Durante el debate, los que adherían a Borges y los que no, esgrimían argumentos teológicos para abonar sus tesis. Un disparate había suscitado pasiones y ardores extramundanos, infrecuentes de ver en otras mesas de discusión. La calidad estética del texto de nuestro autor y el vuelo infatigable de su imaginación, el hombre de letras y el filósofo, se disputaban el lugar de preeminencia en las preferencias de los panelistas. Por fin, alguien propuso que el examen del Aleph fuera el tema de la próxima discusión, porque, dijo, esa invención es el más ilustre disparate de la literatura rioplatense. Yo estoy tentado a suscribir esta sentencia.

Elogiar el disparate no es un disparate. Es un moderado estímulo al pensamiento y a la creatividad, es invitar al lector a emprender el vuelo, aligerar el peso de su condicionamiento y atreverse a recorrer ese universo de cosas intangibles donde, bajo los escombros de la realidad, está atrapada la alegría de vivir.

Entre nos y por lo bajo

No quieras comer los disparates, suelen ser indigestos. Prefiere un trozo de pan, y si tienes con qué pagarlo, también queso y vino de buen origen. El disparate puede alimentar tu espíritu, afilar tu pensamiento, lustrar tu mollera, no llenar tu barriga. Y puede sosegarte cuando los afanes mundanos turben tu paz y el insomnio le gane a tu fatiga. El disparate es el cántaro: sin él no puedes llevar contigo el agua del manantial.

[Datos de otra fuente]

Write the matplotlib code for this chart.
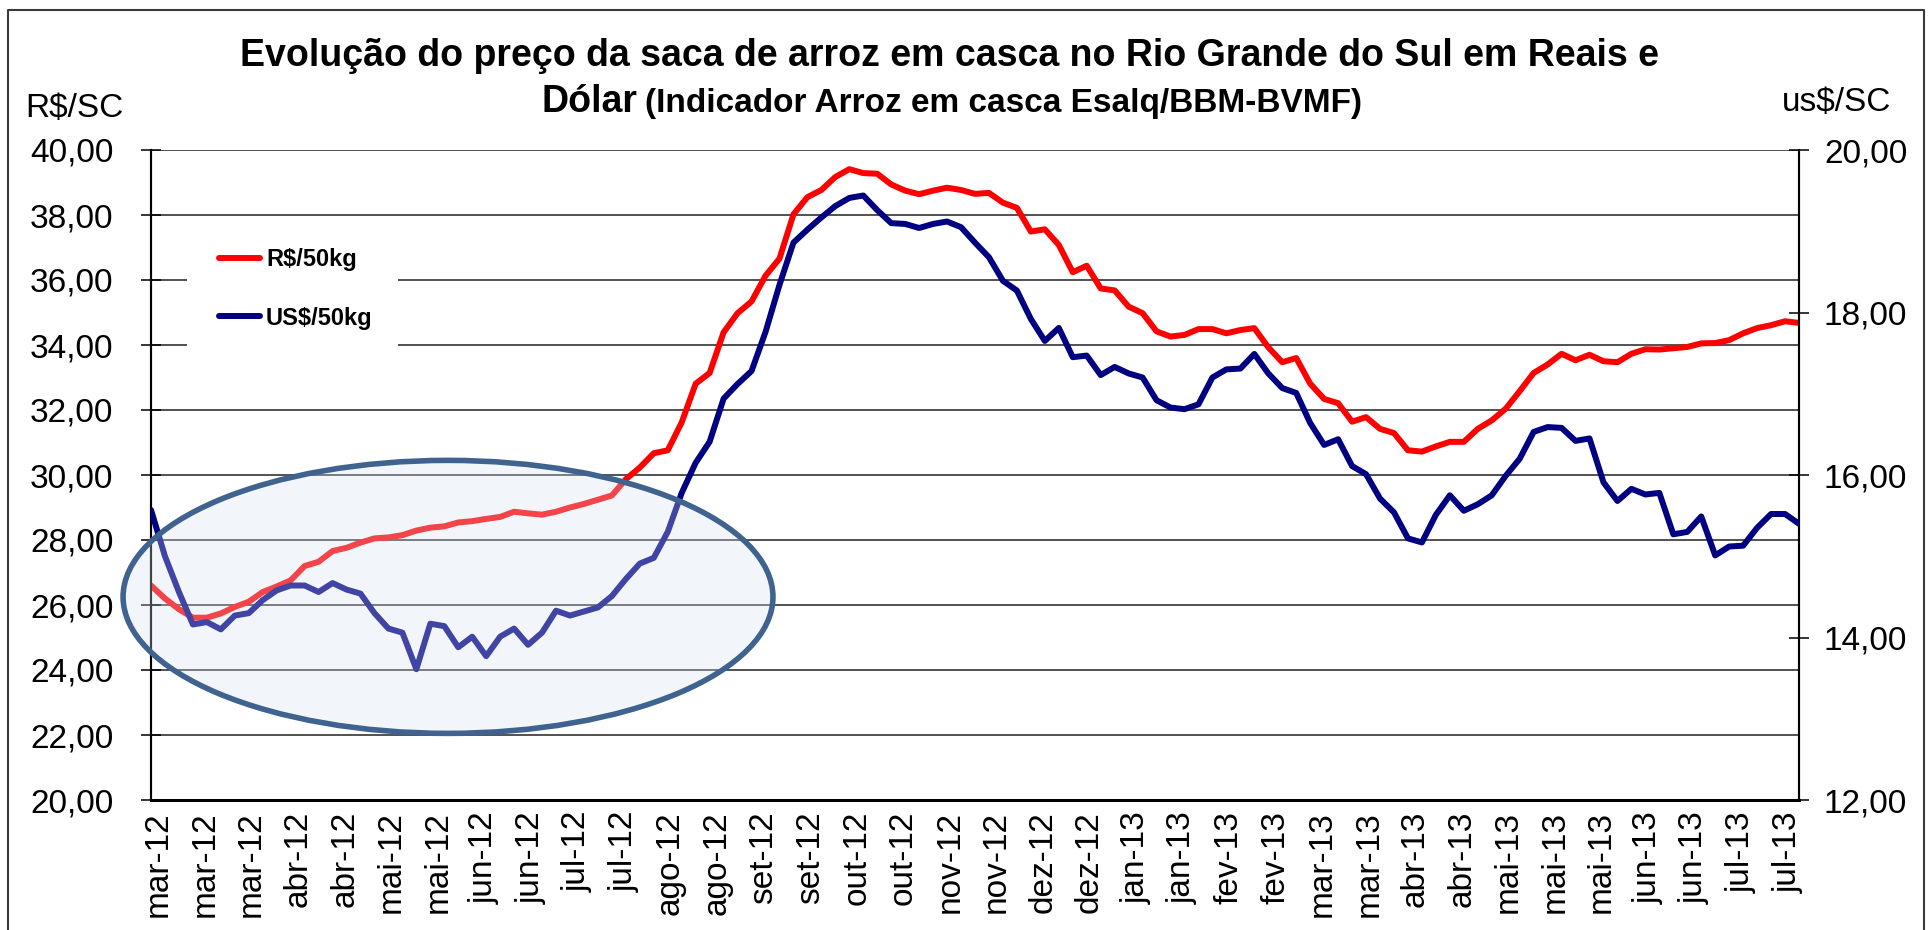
import numpy as np
import matplotlib
matplotlib.use("Agg")
import matplotlib.pyplot as plt
from matplotlib.patches import Ellipse, Rectangle
from matplotlib.lines import Line2D

plt.rcParams['font.family'] = ['Liberation Sans', 'DejaVu Sans']

# ---------------- data ----------------
# sample positions along the business-day index of the chart (every 3 trading days)
day_index = list(range(0, 355, 3))

rs_50kg = [26.60, 26.20, 25.87, 25.61, 25.61, 25.74, 25.94, 26.10, 26.40, 26.57,
           26.76, 27.20, 27.33, 27.66, 27.76, 27.92, 28.05, 28.08, 28.15, 28.29,
           28.38, 28.42, 28.54, 28.58, 28.65, 28.71, 28.87, 28.82, 28.78, 28.87,
           29.00, 29.11, 29.24, 29.37, 29.87, 30.23, 30.67, 30.76, 31.62, 32.81,
           33.14, 34.39, 34.98, 35.34, 36.13, 36.66, 38.02, 38.55, 38.77, 39.17,
           39.41, 39.29, 39.27, 38.94, 38.75, 38.64, 38.75, 38.84, 38.77, 38.65,
           38.68, 38.38, 38.22, 37.49, 37.56, 37.08, 36.24, 36.44, 35.74, 35.68,
           35.18, 34.98, 34.42, 34.26, 34.31, 34.49, 34.49, 34.36, 34.46, 34.52,
           33.93, 33.47, 33.60, 32.81, 32.34, 32.21, 31.64, 31.78, 31.42, 31.29,
           30.76, 30.72, 30.88, 31.02, 31.02, 31.42, 31.68, 32.04, 32.58, 33.14,
           33.40, 33.73, 33.53, 33.70, 33.50, 33.47, 33.73, 33.87, 33.86, 33.90,
           33.94, 34.05, 34.06, 34.15, 34.36, 34.52, 34.61, 34.73, 34.68]

us_50kg = [15.57, 15.00, 14.56, 14.16, 14.19, 14.10, 14.27, 14.30, 14.46, 14.58,
           14.64, 14.64, 14.56, 14.67, 14.59, 14.54, 14.30, 14.11, 14.06, 13.61,
           14.17, 14.14, 13.88, 14.01, 13.77, 14.01, 14.11, 13.91, 14.06, 14.33,
           14.27, 14.32, 14.37, 14.51, 14.72, 14.91, 14.98, 15.30, 15.78, 16.15,
           16.41, 16.94, 17.12, 17.28, 17.76, 18.34, 18.86, 19.02, 19.17, 19.31,
           19.41, 19.44, 19.26, 19.10, 19.09, 19.04, 19.09, 19.12, 19.05, 18.86,
           18.68, 18.39, 18.27, 17.92, 17.65, 17.81, 17.45, 17.47, 17.23, 17.33,
           17.25, 17.20, 16.92, 16.83, 16.81, 16.87, 17.20, 17.30, 17.31, 17.49,
           17.25, 17.07, 17.01, 16.64, 16.37, 16.44, 16.11, 16.01, 15.71, 15.54,
           15.22, 15.17, 15.51, 15.75, 15.56, 15.64, 15.75, 15.99, 16.20, 16.53,
           16.59, 16.58, 16.42, 16.45, 15.91, 15.68, 15.83, 15.76, 15.78, 15.27,
           15.30, 15.49, 15.01, 15.12, 15.13, 15.35, 15.52, 15.52, 15.40]

tick_labels = ['mar-12', 'mar-12', 'mar-12', 'abr-12', 'abr-12', 'mai-12', 'mai-12',
               'jun-12', 'jun-12', 'jul-12', 'jul-12', 'ago-12', 'ago-12', 'set-12',
               'set-12', 'out-12', 'out-12', 'nov-12', 'nov-12', 'dez-12', 'dez-12',
               'jan-13', 'jan-13', 'fev-13', 'fev-13', 'mar-13', 'mar-13', 'abr-13',
               'abr-13', 'mai-13', 'mai-13', 'mai-13', 'jun-13', 'jun-13', 'jul-13',
               'jul-13']
tick_every = 10          # one label every 10 trading days
tick_offset = 1.6
n_days = 354

left_ticks = [20, 22, 24, 26, 28, 30, 32, 34, 36, 38, 40]
right_ticks = [12, 14, 16, 18, 20]

series_names = ['R$/50kg', 'US$/50kg']
RED = '#FF0000'
NAVY = '#000080'

# ---------------- figure ----------------
W, H, DPI = 1930, 930, 100
fig = plt.figure(figsize=(W / DPI, H / DPI), dpi=DPI)
fig.patch.set_facecolor('white')

ax = fig.add_axes([151 / W, 1 - 800 / H, (1799 - 151) / W, (800 - 150) / H])
ax2 = ax.twinx()

ax.set_axisbelow(True)
ax.set_xlim(0, n_days)
ax.set_ylim(20, 40)
ax2.set_ylim(12, 20)

ln1, = ax.plot(day_index, rs_50kg, color=RED, lw=4.3, solid_joinstyle='round',
               solid_capstyle='round', zorder=3, label=series_names[0])
ln2, = ax2.plot(day_index, us_50kg, color=NAVY, lw=4.3, solid_joinstyle='round',
                solid_capstyle='round', zorder=3, label=series_names[1])

fmt = lambda v: f"{v:.2f}".replace('.', ',')
ax.set_yticks(left_ticks)
ax.set_yticklabels([fmt(v) for v in left_ticks])
ax2.set_yticks(right_ticks)
ax2.set_yticklabels([fmt(v) for v in right_ticks])

ax.grid(axis='y', color='#222222', lw=1.1)
ax.grid(axis='x', visible=False)

xt = [tick_offset + tick_every * i for i in range(len(tick_labels))]
ax.set_xticks(xt)
ax.set_xticklabels(tick_labels, rotation=90, fontsize=24)
ax.tick_params(axis='x', length=0, pad=8)
ax.tick_params(axis='y', direction='inout', length=14, width=1.1, labelsize=24,
               pad=20, colors='black')
ax2.tick_params(axis='y', direction='inout', length=14, width=1.1, labelsize=24,
                pad=11, colors='black')

for a in (ax, ax2):
    a.spines['top'].set_visible(False)
    a.spines['left'].set_linewidth(1.5)
    a.spines['right'].set_linewidth(1.5)
    a.spines['bottom'].set_linewidth(2.0)
ax2.patch.set_visible(False)

# white legend background
ax.add_patch(Rectangle((0.0218, 0.638), 0.128, 0.251, transform=ax.transAxes,
                       facecolor='white', edgecolor='none', zorder=1))
leg = ax2.legend(handles=[ln1, ln2], loc='upper left', bbox_to_anchor=(0.034, 0.867),
                 frameon=False, borderpad=0, labelspacing=1.5, handlelength=1.75,
                 handletextpad=0.25, prop={'weight': 'bold', 'size': 17})

# highlight ellipse (drawn over the lines, semi-transparent fill)
ell = Ellipse((63.8, 26.25), 139.6, 8.4, transform=ax.transData,
              facecolor=(0.84, 0.89, 0.96, 0.30), edgecolor='#3F628F', lw=4.0,
              zorder=10, clip_on=False)
ax2.add_patch(ell)

# titles and axis unit labels
fig.text(950 / W, 1 - 66 / H,
         'Evolução do preço da saca de arroz em casca no Rio Grande do Sul em Reais e',
         ha='center', va='baseline', fontsize=27, fontweight='bold')
fig.text(542 / W, 1 - 112 / H, 'Dólar', ha='left', va='baseline', fontsize=27,
         fontweight='bold')
fig.text(645 / W, 1 - 112 / H, '(Indicador Arroz em casca Esalq/BBM-BVMF)',
         ha='left', va='baseline', fontsize=24, fontweight='bold')
fig.text(25 / W, 1 - 108 / H, 'R$/SC', ha='left', va='center', fontsize=24)
fig.text(1782 / W, 1 - 103 / H, 'us$/SC', ha='left', va='center', fontsize=24)

# outer chart border (left, top, right)
bx = [8 / W, 8 / W, 1924 / W, 1924 / W]
by = [0.0, 1 - 10 / H, 1 - 10 / H, 0.0]
fig.add_artist(Line2D(bx, by, transform=fig.transFigure, color='#3a3a3a', lw=1.5))

fig.savefig('out.png', dpi=DPI)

(Te digo por lo bajo: mientras dura esta alabanza, mientras la escribo, procuro separar los disparates de buena hechura de los otros, de los que no merecen elogios y quizá ni siquiera el nombre de disparates. Son los que el sacrosanto mamotreto de la lengua española define como atrocidades).

* J. L. Borges, El Hacedor, Obras Completas, Emecé, Barcelona 1996, tomo II, pág. 165.